Fadime ÖZKAN, “Aslında tüm Türkiye’nin canı yandı. PKK ile mücadele ederken toprağa düşen her şehidimizle beraber ülkenin dört bir yanına, ocağımıza, bağrımıza kor ateşler düştü” diyor.
“Bu sinsi tuzağı, bu acımasız kısır döngüyü kırmaksa on yıllar boyunca mümkün olamadı ne yazık ki” diyen ÖZKAN, Türkiye’nin, Terörle mücadeleye ayırdığı devasa bütçeler, verdiği mücadeleler bir yana, değeri hiçbir şeyle ölçülemeyecek şekilde 50 bine yakın insanını kaybettiğini ifade ediyor.
“PKK sorunu sadece Kürtlerin sorunu değildi sonuçta, tüm ülkenin sorunuydu” diye yazan Fadime ÖZKAN, “Diyarbakır Cezaevi, zorunlu göçler, köy boşaltmalar, köyden şehre göç, PKK’nın emperyalist güçlerin dikkatini çekmesi, Avrupa’da yapılanması, yeni nesillere aktarım derken mesele zamanla başkalaştı, farklı boyutlar ve çehreler kazandı” diyor.

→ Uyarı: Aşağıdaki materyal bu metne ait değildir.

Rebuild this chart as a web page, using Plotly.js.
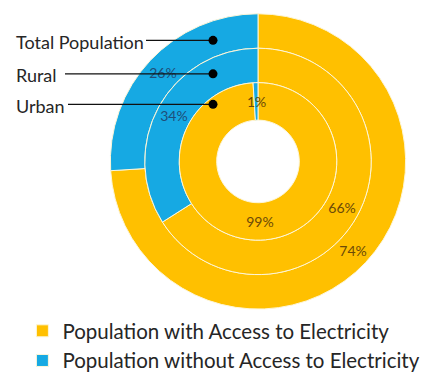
<!DOCTYPE html>
<html>
<head>
<meta charset="utf-8">
<script src="https://cdn.plot.ly/plotly-3.0.1.min.js"></script>
<style>html,body{margin:0;padding:0;background:#fff;}#chart{width:448px;height:381px;}</style>
</head>
<body>
<div id="chart"></div>
<script>
// Data
var categories = ['Population with Access to Electricity', 'Population without Access to Electricity'];
var ringNames = ['Total Population', 'Rural', 'Urban'];
var withAccess = [74, 66, 99];
var withoutAccess = [26, 34, 1];

// Styles / geometry (pixels)
var colors = ['#FFC000', '#16A9E3'];
var textColors = ['#6b4a08', '#1f4e79'];
var W = 448, H = 381, CX = 258, CY = 164;
var radii = [150, 115, 80, 42];
var pctFont = 'Lato, "Open Sans", sans-serif';
var pctSize = 14;

function domainFor(R) {
  return {
    x: [(CX - R) / W, (CX + R) / W],
    y: [(H - CY - R) / H, (H - CY + R) / H]
  };
}

var annotations = [], shapes = [];

var traces = ringNames.map(function (name, i) {
  var total = withAccess[i] + withoutAccess[i];
  var thin = withoutAccess[i] / total < 0.05;
  var templates = ['%{value}%', thin ? '' : '%{value}%'];
  if (thin) {
    // too thin for Plotly's inside text: label it at the ring's mid radius
    var theta = -(withoutAccess[i] / total) * Math.PI; // mid angle, clockwise from top
    var rMid = (radii[i] + radii[i + 1]) / 2;
    annotations.push({
      xref: 'paper', yref: 'paper',
      x: (CX + rMid * Math.sin(theta)) / W,
      y: 1 - (CY - rMid * Math.cos(theta)) / H,
      xanchor: 'center', yanchor: 'middle', showarrow: false,
      text: withoutAccess[i] + '%',
      font: { family: pctFont, size: pctSize, color: textColors[0] }
    });
  }
  return {
    type: 'pie',
    name: name,
    labels: categories,
    values: [withAccess[i], withoutAccess[i]],
    sort: false,
    direction: 'clockwise',
    rotation: 0,
    hole: radii[i + 1] / radii[i],
    domain: domainFor(radii[i]),
    marker: { colors: colors, line: { color: '#fdf6d8', width: 1 } },
    texttemplate: templates,
    textposition: 'inside',
    insidetextorientation: 'horizontal',
    textfont: { family: pctFont, size: pctSize, color: textColors },
    showlegend: i === 0,
    hoverinfo: 'label+value'
  };
});

// Ring labels on the left, with leader lines ending in dots
var dotX = 213;
var labelY = [41, 75, 106];
var lineStart = [146, 65, 68];
ringNames.forEach(function (name, i) {
  var yp = 1 - labelY[i] / H;
  annotations.push({
    xref: 'paper', yref: 'paper', x: 14 / W, y: yp - 1.5 / H,
    xanchor: 'left', yanchor: 'middle', showarrow: false,
    text: name,
    font: { family: 'Lato, "Open Sans", sans-serif', size: 18, color: '#262626' }
  });
  shapes.push({
    type: 'line', xref: 'paper', yref: 'paper',
    x0: lineStart[i] / W, x1: dotX / W, y0: yp, y1: yp,
    line: { color: '#111111', width: 1.3 }
  });
  shapes.push({
    type: 'circle', xref: 'paper', yref: 'paper',
    xsizemode: 'pixel', ysizemode: 'pixel',
    xanchor: dotX / W, yanchor: yp,
    x0: -4.5, x1: 4.5, y0: -4.5, y1: 4.5,
    fillcolor: '#000000', line: { color: '#000000', width: 0 }
  });
});

var layout = {
  width: W, height: H,
  margin: { l: 0, r: 0, t: 0, b: 0 },
  paper_bgcolor: '#ffffff',
  showlegend: true,
  uniformtext: { minsize: pctSize, mode: 'show' },
  legend: {
    x: 0.05, y: 0.17, xanchor: 'left', yanchor: 'top',
    font: { family: 'Lato, "Open Sans", sans-serif', size: 20.5, color: '#262626' },
    bgcolor: 'rgba(0,0,0,0)', traceorder: 'normal'
  },
  annotations: annotations,
  shapes: shapes
};

Plotly.newPlot('chart', traces, layout, { displayModeBar: false, staticPlot: true });
</script>
</body>
</html>
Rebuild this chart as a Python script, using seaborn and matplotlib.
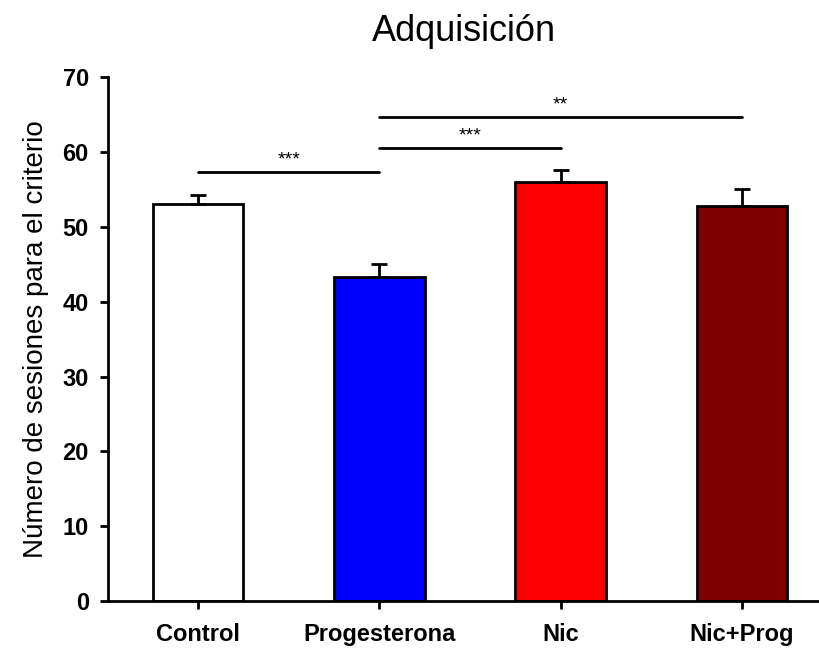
import pandas as pd
import seaborn as sns
import matplotlib.pyplot as plt

groups = ["Control", "Progesterona", "Nic", "Nic+Prog"]
means = [53.0, 43.3, 56.0, 52.8]
sems = [1.3, 1.7, 1.6, 2.2]
bar_colors = ["#FFFFFF", "#0000FF", "#FF0000", "#7F0000"]

# significance brackets: (from group, to group, height, label)
sig_pairs = [
    ("Control", "Progesterona", 57.4, "***"),
    ("Progesterona", "Nic", 60.6, "***"),
    ("Progesterona", "Nic+Prog", 64.7, "**"),
]

df = pd.DataFrame({"group": groups, "mean": means, "sem": sems})

sns.set_theme(style="ticks")
plt.rcParams["font.family"] = ["Liberation Sans", "DejaVu Sans"]
plt.rcParams["text.color"] = "black"
plt.rcParams["axes.labelcolor"] = "black"
plt.rcParams["xtick.color"] = "black"
plt.rcParams["ytick.color"] = "black"

fig = plt.figure(figsize=(8.2, 6.49), dpi=100)
ax = fig.add_axes([0.132, 0.074, 0.868, 0.807])

sns.barplot(
    data=df, x="group", y="mean", hue="group", palette=bar_colors,
    saturation=1, width=0.5, edgecolor="black", linewidth=2,
    legend=False, ax=ax,
)
ax.errorbar(
    range(len(groups)), df["mean"], yerr=[[0] * len(groups), df["sem"]],
    fmt="none", ecolor="black", elinewidth=2, capsize=6, capthick=2, zorder=3,
)

for a, b, h, label in sig_pairs:
    xa, xb = groups.index(a), groups.index(b)
    ax.plot([xa, xb], [h, h], color="black", lw=2)
    ax.text((xa + xb) / 2, h + 0.4, label, ha="center", va="bottom", fontsize=14)

ax.set_xlim(-0.496, 3.43)
ax.set_ylim(0, 70)
ax.set_yticks(range(0, 71, 10))
ax.set_xlabel("")
ax.set_ylabel("Número de sesiones para el criterio", fontsize=20, labelpad=10)
ax.set_title("Adquisición", fontsize=26, pad=26)
ax.tick_params(axis="both", direction="out", length=6, width=2, labelsize=17)
for lab in ax.get_xticklabels() + ax.get_yticklabels():
    lab.set_fontweight("bold")
ax.tick_params(axis="x", pad=10)
ax.tick_params(axis="y", pad=8)
sns.despine(ax=ax)
for s in ["left", "bottom"]:
    ax.spines[s].set_linewidth(2)
    ax.spines[s].set_color("black")

fig.savefig("out.png", dpi=100)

STAR Gazetesi Yazarı ÖZKAN, Siyasi istikrarsızlıkğın, ekonomik yetersizliğin ve askeri-bürokratik basiretsizliğin sorunu iyice sofistike hale soktuğuna dikkat çekiyor.
Yazar Fadime ÖZKAN, şöyle devam ediyor:
“Meselenin çok boyutlu düşünülmeden çözülemeyeceğini ilk fark eden devlet adamıydı Turgut Özal. Onun da ömrü vefa etmedi… Arkası gelmedi… Yapılanlar yetmedi…
Ta ki AK Parti iktidarları Kürt meselesini terör meselesinden ayırt edene; Erdoğan Kürtlerin de Türkiye’nin eşit ve onurlu vatandaşları olduğunu; bu devletin Türkler, Çerkesler, Lazlar, Abazalar vd. kadar Kürtlerin de devleti olduğunu; aynı bayrağın gölgesinde yaşayan tek millet olduğumuzu ilan edene kadar…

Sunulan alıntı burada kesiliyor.